_Goal_: Take every line from the first down to the line with "d[k] as number)(rows)" and set it down exactly, without the pictures.

* begin *

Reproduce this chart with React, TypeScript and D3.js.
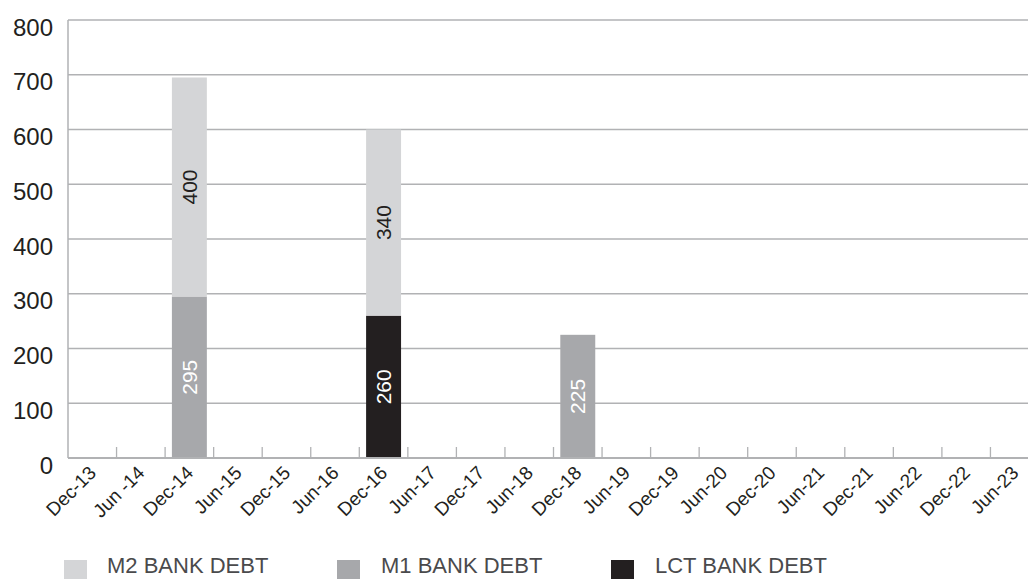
import { useEffect, useRef } from 'react'
import * as d3 from 'd3'

const CATEGORIES = [
  'Dec-13', 'Jun -14', 'Dec-14', 'Jun-15', 'Dec-15', 'Jun-16', 'Dec-16', 'Jun-17', 'Dec-17', 'Jun-18',
  'Dec-18', 'Jun-19', 'Dec-19', 'Jun-20', 'Dec-20', 'Jun-21', 'Dec-21', 'Jun-22', 'Dec-22', 'Jun-23',
]
const M1 = [0, 0, 295, 0, 0, 0, 0, 0, 0, 0, 225, 0, 0, 0, 0, 0, 0, 0, 0, 0]
const LCT = [0, 0, 0, 0, 0, 0, 260, 0, 0, 0, 0, 0, 0, 0, 0, 0, 0, 0, 0, 0]
const M2 = [0, 0, 400, 0, 0, 0, 340, 0, 0, 0, 0, 0, 0, 0, 0, 0, 0, 0, 0, 0]
const Y_TICKS = [0, 100, 200, 300, 400, 500, 600, 700, 800]

const SERIES = [
  { key: 'm1', label: 'M1 BANK DEBT', values: M1, color: '#a7a8ab', text: '#ffffff' },
  { key: 'lct', label: 'LCT BANK DEBT', values: LCT, color: '#231f20', text: '#ffffff' },
  { key: 'm2', label: 'M2 BANK DEBT', values: M2, color: '#d4d5d7', text: '#231f20' },
]
// legend order differs from stack order
const LEGEND = [
  { key: 'm2', x: 64, tx: 107 },
  { key: 'm1', x: 337, tx: 381 },
  { key: 'lct', x: 611, tx: 655 },
]

const W = 1028
const H = 579
const FONT = 'Liberation Sans, Arial, sans-serif'

export default function App() {
  const ref = useRef<SVGSVGElement>(null)

  useEffect(() => {
    const svg = d3.select(ref.current)
    svg.selectAll('*').remove()

    const left = 68
    const step = 48.55
    const x = d3.scaleBand<string>().domain(CATEGORIES)
      .range([left, left + CATEGORIES.length * step]).paddingInner(0.28).paddingOuter(0.14)
    const y = d3.scaleLinear().domain([0, 800]).range([458, 20])

    const rows = CATEGORIES.map((c, i) => {
      const r: Record<string, number | string> = { cat: c }
      SERIES.forEach((s) => { r[s.key] = s.values[i] })
      return r
    })
    const stack = d3.stack<Record<string, number | string>>().keys(SERIES.map((s) => s.key))
      .value((d, k) => d[k] as number)(rows)

    const grid = '#b1b2b4'
    // gridlines
    svg.append('g').selectAll('line').data(Y_TICKS.filter((t) => t > 0)).join('line')
      .attr('x1', left).attr('x2', x.range()[1])
      .attr('y1', (d) => y(d)).attr('y2', (d) => y(d))
      .attr('stroke', grid).attr('stroke-width', 1.3)

    // y labels
    svg.append('g').selectAll('text').data(Y_TICKS).join('text')
      .attr('x', 53).attr('y', (d) => y(d) + 15.5)
      .attr('text-anchor', 'end').attr('font-family', FONT).attr('font-size', 24)
      .attr('fill', '#231f20').text((d) => d)

    // category boundary ticks
    svg.append('g').selectAll('line').data(d3.range(1, CATEGORIES.length + 1)).join('line')
      .attr('x1', (i) => left + i * x.step()).attr('x2', (i) => left + i * x.step())
      .attr('y1', y(0)).attr('y2', y(0) - 11)
      .attr('stroke', grid).attr('stroke-width', 1.3)

    // bars
    stack.forEach((layer, li) => {
      const s = SERIES[li]
      const g = svg.append('g')
      const segs = layer.filter((d) => d[1] - d[0] > 0)
      g.selectAll('rect').data(segs).join('rect')
        .attr('x', (d) => x(d.data.cat as string)!)
        .attr('width', x.bandwidth())
        .attr('y', (d) => y(d[1]))
        .attr('height', (d) => y(d[0]) - y(d[1]))
        .attr('fill', s.color)
      g.selectAll('text').data(segs).join('text')
        .attr('transform', (d) => {
          const cx = x(d.data.cat as string)! + x.bandwidth() / 2
          const cy = y((d[0] + d[1]) / 2)
          return `translate(${cx + 7.5},${cy}) rotate(-90)`
        })
        .attr('text-anchor', 'middle').attr('font-family', FONT).attr('font-size', 21)
        .attr('fill', s.text).text((d) => d[1] - d[0])
    })

    // axes lines
    svg.append('line').attr('x1', left).attr('x2', left).attr('y1', y(800)).attr('y2', y(0))
      .attr('stroke', grid).attr('stroke-width', 1.5)
    svg.append('line').attr('x1', left).attr('x2', x.range()[1]).attr('y1', y(0)).attr('y2', y(0))
      .attr('stroke', grid).attr('stroke-width', 1.8)

    // x labels
    svg.append('g').selectAll('text').data(CATEGORIES).join('text')
      .attr('transform', (d) => `translate(${x(d)! + x.bandwidth() / 2 + 5},${y(0) + 16}) rotate(-45)`)
      .attr('text-anchor', 'end').attr('font-family', FONT).attr('font-size', 19)
      .attr('fill', '#231f20').text((d) => d)

    // legend
    const lg = svg.append('g')
    LEGEND.forEach((l) => {
      const s = SERIES.find((q) => q.key === l.key)!
      lg.append('rect').attr('x', l.x).attr('y', 560).attr('width', 23).attr('height', 19).attr('fill', s.color)
      lg.append('text').attr('x', l.tx).attr('y', 573).attr('font-family', FONT).attr('font-size', 22)
        .attr('fill', '#4a4a4c').text(s.label)
    })
  }, [])

  return (
    <div style={{ position: 'fixed', left: 0, top: 0, width: W, height: H, overflow: 'hidden', background: '#fff' }}>
      <svg ref={ref} width={W} height={H} style={{ display: 'block' }} />
    </div>
  )
}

* end *

_Solution to this problem_:
Reproduce this chart with React, TypeScript and D3.js.
import { useEffect, useRef } from 'react'
import * as d3 from 'd3'

const CATEGORIES = [
  'Dec-13', 'Jun -14', 'Dec-14', 'Jun-15', 'Dec-15', 'Jun-16', 'Dec-16', 'Jun-17', 'Dec-17', 'Jun-18',
  'Dec-18', 'Jun-19', 'Dec-19', 'Jun-20', 'Dec-20', 'Jun-21', 'Dec-21', 'Jun-22', 'Dec-22', 'Jun-23',
]
const M1 = [0, 0, 295, 0, 0, 0, 0, 0, 0, 0, 225, 0, 0, 0, 0, 0, 0, 0, 0, 0]
const LCT = [0, 0, 0, 0, 0, 0, 260, 0, 0, 0, 0, 0, 0, 0, 0, 0, 0, 0, 0, 0]
const M2 = [0, 0, 400, 0, 0, 0, 340, 0, 0, 0, 0, 0, 0, 0, 0, 0, 0, 0, 0, 0]
const Y_TICKS = [0, 100, 200, 300, 400, 500, 600, 700, 800]

const SERIES = [
  { key: 'm1', label: 'M1 BANK DEBT', values: M1, color: '#a7a8ab', text: '#ffffff' },
  { key: 'lct', label: 'LCT BANK DEBT', values: LCT, color: '#231f20', text: '#ffffff' },
  { key: 'm2', label: 'M2 BANK DEBT', values: M2, color: '#d4d5d7', text: '#231f20' },
]
// legend order differs from stack order
const LEGEND = [
  { key: 'm2', x: 64, tx: 107 },
  { key: 'm1', x: 337, tx: 381 },
  { key: 'lct', x: 611, tx: 655 },
]

const W = 1028
const H = 579
const FONT = 'Liberation Sans, Arial, sans-serif'

export default function App() {
  const ref = useRef<SVGSVGElement>(null)

  useEffect(() => {
    const svg = d3.select(ref.current)
    svg.selectAll('*').remove()

    const left = 68
    const step = 48.55
    const x = d3.scaleBand<string>().domain(CATEGORIES)
      .range([left, left + CATEGORIES.length * step]).paddingInner(0.28).paddingOuter(0.14)
    const y = d3.scaleLinear().domain([0, 800]).range([458, 20])

    const rows = CATEGORIES.map((c, i) => {
      const r: Record<string, number | string> = { cat: c }
      SERIES.forEach((s) => { r[s.key] = s.values[i] })
      return r
    })
    const stack = d3.stack<Record<string, number | string>>().keys(SERIES.map((s) => s.key))
      .value((d, k) => d[k] as number)(rows)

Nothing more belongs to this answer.